EXERCISE:
Quote each line of the material verbatim, without the pictures.

---------- RAW DATA ----------

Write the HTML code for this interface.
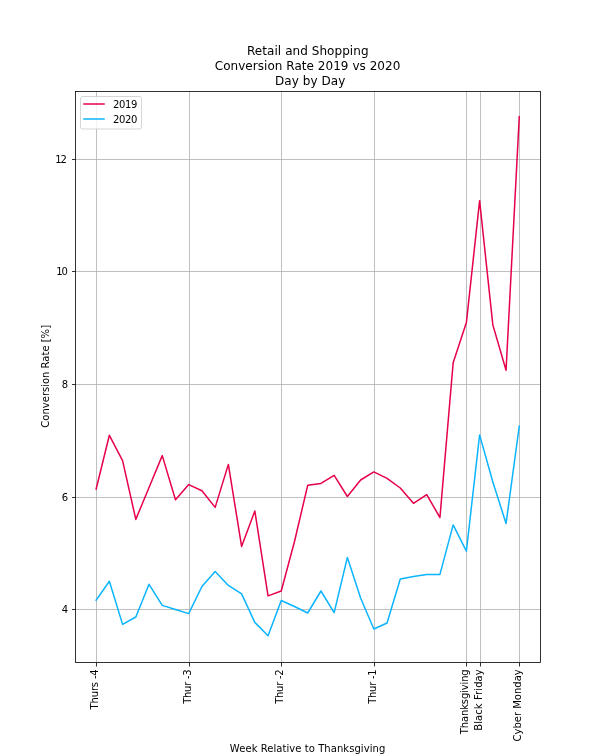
<!DOCTYPE html>
<html lang="en">
<head>
<meta charset="utf-8">
<title>Retail and Shopping Conversion Rate 2019 vs 2020</title>
<style>
html,body{margin:0;padding:0;background:#ffffff;}
body{width:600px;height:756px;overflow:hidden;}
svg{display:block;}
text{font-family:"DejaVu Sans","Liberation Sans",sans-serif;fill:#000000;}
.t10{font-size:10px;}
.t12{font-size:12px;}
.grid line{stroke:#b0b0b0;stroke-width:0.8;}
.tick line{stroke:#000000;stroke-width:0.8;}
</style>
</head>
<body>
<svg width="600" height="756" viewBox="0 0 600 756">
<rect x="0" y="0" width="600" height="756" fill="#ffffff"/>
<g class="grid">
<line x1="96.5" y1="91.5" x2="96.5" y2="662.5"/>
<line x1="189.5" y1="91.5" x2="189.5" y2="662.5"/>
<line x1="281.5" y1="91.5" x2="281.5" y2="662.5"/>
<line x1="374.5" y1="91.5" x2="374.5" y2="662.5"/>
<line x1="466.5" y1="91.5" x2="466.5" y2="662.5"/>
<line x1="480.5" y1="91.5" x2="480.5" y2="662.5"/>
<line x1="519.5" y1="91.5" x2="519.5" y2="662.5"/>
<line x1="75.5" y1="159.5" x2="540.5" y2="159.5"/>
<line x1="75.5" y1="271.5" x2="540.5" y2="271.5"/>
<line x1="75.5" y1="384.5" x2="540.5" y2="384.5"/>
<line x1="75.5" y1="497.5" x2="540.5" y2="497.5"/>
<line x1="75.5" y1="609.5" x2="540.5" y2="609.5"/>
</g>
<g class="tick">
<line x1="96.5" y1="662.5" x2="96.5" y2="666.5"/>
<line x1="189.5" y1="662.5" x2="189.5" y2="666.5"/>
<line x1="281.5" y1="662.5" x2="281.5" y2="666.5"/>
<line x1="374.5" y1="662.5" x2="374.5" y2="666.5"/>
<line x1="466.5" y1="662.5" x2="466.5" y2="666.5"/>
<line x1="480.5" y1="662.5" x2="480.5" y2="666.5"/>
<line x1="519.5" y1="662.5" x2="519.5" y2="666.5"/>
<line x1="72.0" y1="159.5" x2="75.5" y2="159.5"/>
<line x1="72.0" y1="271.5" x2="75.5" y2="271.5"/>
<line x1="72.0" y1="384.5" x2="75.5" y2="384.5"/>
<line x1="72.0" y1="497.5" x2="75.5" y2="497.5"/>
<line x1="72.0" y1="609.5" x2="75.5" y2="609.5"/>
</g>
<polyline fill="none" stroke="#E60049" stroke-width="1.5" stroke-linejoin="round" stroke-linecap="square" points="96.14,489.00 109.36,435.30 122.59,460.60 135.81,519.40 149.03,487.50 162.25,455.60 175.48,499.70 188.70,484.60 201.92,490.80 215.15,507.40 228.37,464.40 241.59,546.40 254.82,510.90 268.04,595.90 281.26,591.00 294.49,541.50 307.71,485.30 320.93,483.40 334.15,475.30 347.38,496.50 360.60,480.00 373.82,471.90 387.05,478.40 400.27,488.00 413.49,503.30 426.72,494.70 439.94,517.50 453.16,362.80 466.38,322.60 479.61,200.70 492.83,324.90 506.05,370.30 519.28,116.60"/>
<polyline fill="none" stroke="#0BB4FF" stroke-width="1.5" stroke-linejoin="round" stroke-linecap="square" points="96.14,600.20 109.36,581.30 122.59,624.40 135.81,617.00 149.03,584.30 162.25,605.40 175.48,609.50 188.70,613.60 201.92,586.50 215.15,571.60 228.37,585.40 241.59,593.90 254.82,622.40 268.04,635.70 281.26,600.50 294.49,606.50 307.71,613.00 320.93,591.00 334.15,612.70 347.38,557.40 360.60,598.00 373.82,629.00 387.05,623.00 400.27,579.00 413.49,576.40 426.72,574.60 439.94,574.40 453.16,524.90 466.38,551.20 479.61,434.90 492.83,482.00 506.05,523.40 519.28,426.20"/>
<rect x="75.5" y="91.5" width="465.0" height="571.0" fill="none" stroke="#000000" stroke-width="0.8" stroke-linejoin="miter"/>
<text class="t10" x="55.3" y="162.8" letter-spacing="-1.1">12</text>
<text class="t10" x="56.3" y="274.8" letter-spacing="-1.1">10</text>
<text class="t10" x="68" y="387.8" text-anchor="end">8</text>
<text class="t10" x="68" y="500.8" text-anchor="end">6</text>
<text class="t10" x="68" y="612.8" text-anchor="end">4</text>
<text class="t10" transform="translate(98,669.47) rotate(-90)" text-anchor="end" letter-spacing="-0.17">Thurs -4</text>
<text class="t10" transform="translate(191,669.55) rotate(-90)" text-anchor="end" letter-spacing="-0.25">Thur -3</text>
<text class="t10" transform="translate(283,669.55) rotate(-90)" text-anchor="end" letter-spacing="-0.25">Thur -2</text>
<text class="t10" transform="translate(376,669.55) rotate(-90)" text-anchor="end" letter-spacing="-0.25">Thur -1</text>
<text class="t10" transform="translate(468,669.44) rotate(-90)" text-anchor="end" letter-spacing="-0.14">Thanksgiving</text>
<text class="t10" transform="translate(482,669.22) rotate(-90)" text-anchor="end" letter-spacing="0.08">Black Friday</text>
<text class="t10" transform="translate(521,669.30) rotate(-90)" text-anchor="end" letter-spacing="0">Cyber Monday</text>
<text class="t10" x="307.6" y="751.8" text-anchor="middle" letter-spacing="0.06">Week Relative to Thanksgiving</text>
<text class="t10" transform="translate(49.4,376.3) rotate(-90)" text-anchor="middle">Conversion Rate [%]</text>
<text class="t12" x="307.8" y="54.7" text-anchor="middle" letter-spacing="0.06">Retail and Shopping</text>
<text class="t12" x="307.6" y="69.6" text-anchor="middle" letter-spacing="0.04">Conversion Rate 2019 vs 2020</text>
<text class="t12" x="310.2" y="84.8" text-anchor="middle" letter-spacing="0.05">Day by Day</text>
<rect x="80.5" y="96.5" width="61" height="32.5" rx="2" ry="2" fill="#ffffff" fill-opacity="0.8" stroke="#cccccc" stroke-opacity="0.8" stroke-width="1"/>
<line x1="84" y1="104" x2="104" y2="104" stroke="#E60049" stroke-width="1.5" stroke-linecap="square"/>
<line x1="84" y1="119" x2="104" y2="119" stroke="#0BB4FF" stroke-width="1.5" stroke-linecap="square"/>
<text class="t10" x="113.1" y="107.6" letter-spacing="-0.4">2019</text>
<text class="t10" x="113.1" y="123.2" letter-spacing="-0.4">2020</text>
</svg>
</body>
</html>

----------

TASK RESULT:
Write the HTML code for this interface.
<!DOCTYPE html>
<html lang="en">
<head>
<meta charset="utf-8">
<title>Retail and Shopping Conversion Rate 2019 vs 2020</title>
<style>
html,body{margin:0;padding:0;background:#ffffff;}
body{width:600px;height:756px;overflow:hidden;}
svg{display:block;}
text{font-family:"DejaVu Sans","Liberation Sans",sans-serif;fill:#000000;}
.t10{font-size:10px;}
.t12{font-size:12px;}
.grid line{stroke:#b0b0b0;stroke-width:0.8;}
.tick line{stroke:#000000;stroke-width:0.8;}
</style>
</head>
<body>
<svg width="600" height="756" viewBox="0 0 600 756">
<rect x="0" y="0" width="600" height="756" fill="#ffffff"/>
<g class="grid">
<line x1="96.5" y1="91.5" x2="96.5" y2="662.5"/>
<line x1="189.5" y1="91.5" x2="189.5" y2="662.5"/>
<line x1="281.5" y1="91.5" x2="281.5" y2="662.5"/>
<line x1="374.5" y1="91.5" x2="374.5" y2="662.5"/>
<line x1="466.5" y1="91.5" x2="466.5" y2="662.5"/>
<line x1="480.5" y1="91.5" x2="480.5" y2="662.5"/>
<line x1="519.5" y1="91.5" x2="519.5" y2="662.5"/>
<line x1="75.5" y1="159.5" x2="540.5" y2="159.5"/>
<line x1="75.5" y1="271.5" x2="540.5" y2="271.5"/>
<line x1="75.5" y1="384.5" x2="540.5" y2="384.5"/>
<line x1="75.5" y1="497.5" x2="540.5" y2="497.5"/>
<line x1="75.5" y1="609.5" x2="540.5" y2="609.5"/>
</g>
<g class="tick">
<line x1="96.5" y1="662.5" x2="96.5" y2="666.5"/>
<line x1="189.5" y1="662.5" x2="189.5" y2="666.5"/>
<line x1="281.5" y1="662.5" x2="281.5" y2="666.5"/>
<line x1="374.5" y1="662.5" x2="374.5" y2="666.5"/>
<line x1="466.5" y1="662.5" x2="466.5" y2="666.5"/>
<line x1="480.5" y1="662.5" x2="480.5" y2="666.5"/>
<line x1="519.5" y1="662.5" x2="519.5" y2="666.5"/>
<line x1="72.0" y1="159.5" x2="75.5" y2="159.5"/>
<line x1="72.0" y1="271.5" x2="75.5" y2="271.5"/>
<line x1="72.0" y1="384.5" x2="75.5" y2="384.5"/>
<line x1="72.0" y1="497.5" x2="75.5" y2="497.5"/>
<line x1="72.0" y1="609.5" x2="75.5" y2="609.5"/>
</g>
<polyline fill="none" stroke="#E60049" stroke-width="1.5" stroke-linejoin="round" stroke-linecap="square" points="96.14,489.00 109.36,435.30 122.59,460.60 135.81,519.40 149.03,487.50 162.25,455.60 175.48,499.70 188.70,484.60 201.92,490.80 215.15,507.40 228.37,464.40 241.59,546.40 254.82,510.90 268.04,595.90 281.26,591.00 294.49,541.50 307.71,485.30 320.93,483.40 334.15,475.30 347.38,496.50 360.60,480.00 373.82,471.90 387.05,478.40 400.27,488.00 413.49,503.30 426.72,494.70 439.94,517.50 453.16,362.80 466.38,322.60 479.61,200.70 492.83,324.90 506.05,370.30 519.28,116.60"/>
<polyline fill="none" stroke="#0BB4FF" stroke-width="1.5" stroke-linejoin="round" stroke-linecap="square" points="96.14,600.20 109.36,581.30 122.59,624.40 135.81,617.00 149.03,584.30 162.25,605.40 175.48,609.50 188.70,613.60 201.92,586.50 215.15,571.60 228.37,585.40 241.59,593.90 254.82,622.40 268.04,635.70 281.26,600.50 294.49,606.50 307.71,613.00 320.93,591.00 334.15,612.70 347.38,557.40 360.60,598.00 373.82,629.00 387.05,623.00 400.27,579.00 413.49,576.40 426.72,574.60 439.94,574.40 453.16,524.90 466.38,551.20 479.61,434.90 492.83,482.00 506.05,523.40 519.28,426.20"/>
<rect x="75.5" y="91.5" width="465.0" height="571.0" fill="none" stroke="#000000" stroke-width="0.8" stroke-linejoin="miter"/>
<text class="t10" x="55.3" y="162.8" letter-spacing="-1.1">12</text>
<text class="t10" x="56.3" y="274.8" letter-spacing="-1.1">10</text>
<text class="t10" x="68" y="387.8" text-anchor="end">8</text>
<text class="t10" x="68" y="500.8" text-anchor="end">6</text>
<text class="t10" x="68" y="612.8" text-anchor="end">4</text>
<text class="t10" transform="translate(98,669.47) rotate(-90)" text-anchor="end" letter-spacing="-0.17">Thurs -4</text>
<text class="t10" transform="translate(191,669.55) rotate(-90)" text-anchor="end" letter-spacing="-0.25">Thur -3</text>
<text class="t10" transform="translate(283,669.55) rotate(-90)" text-anchor="end" letter-spacing="-0.25">Thur -2</text>
<text class="t10" transform="translate(376,669.55) rotate(-90)" text-anchor="end" letter-spacing="-0.25">Thur -1</text>
<text class="t10" transform="translate(468,669.44) rotate(-90)" text-anchor="end" letter-spacing="-0.14">Thanksgiving</text>
<text class="t10" transform="translate(482,669.22) rotate(-90)" text-anchor="end" letter-spacing="0.08">Black Friday</text>
<text class="t10" transform="translate(521,669.30) rotate(-90)" text-anchor="end" letter-spacing="0">Cyber Monday</text>
<text class="t10" x="307.6" y="751.8" text-anchor="middle" letter-spacing="0.06">Week Relative to Thanksgiving</text>
<text class="t10" transform="translate(49.4,376.3) rotate(-90)" text-anchor="middle">Conversion Rate [%]</text>
<text class="t12" x="307.8" y="54.7" text-anchor="middle" letter-spacing="0.06">Retail and Shopping</text>
<text class="t12" x="307.6" y="69.6" text-anchor="middle" letter-spacing="0.04">Conversion Rate 2019 vs 2020</text>
<text class="t12" x="310.2" y="84.8" text-anchor="middle" letter-spacing="0.05">Day by Day</text>
<rect x="80.5" y="96.5" width="61" height="32.5" rx="2" ry="2" fill="#ffffff" fill-opacity="0.8" stroke="#cccccc" stroke-opacity="0.8" stroke-width="1"/>
<line x1="84" y1="104" x2="104" y2="104" stroke="#E60049" stroke-width="1.5" stroke-linecap="square"/>
<line x1="84" y1="119" x2="104" y2="119" stroke="#0BB4FF" stroke-width="1.5" stroke-linecap="square"/>
<text class="t10" x="113.1" y="107.6" letter-spacing="-0.4">2019</text>
<text class="t10" x="113.1" y="123.2" letter-spacing="-0.4">2020</text>
</svg>
</body>
</html>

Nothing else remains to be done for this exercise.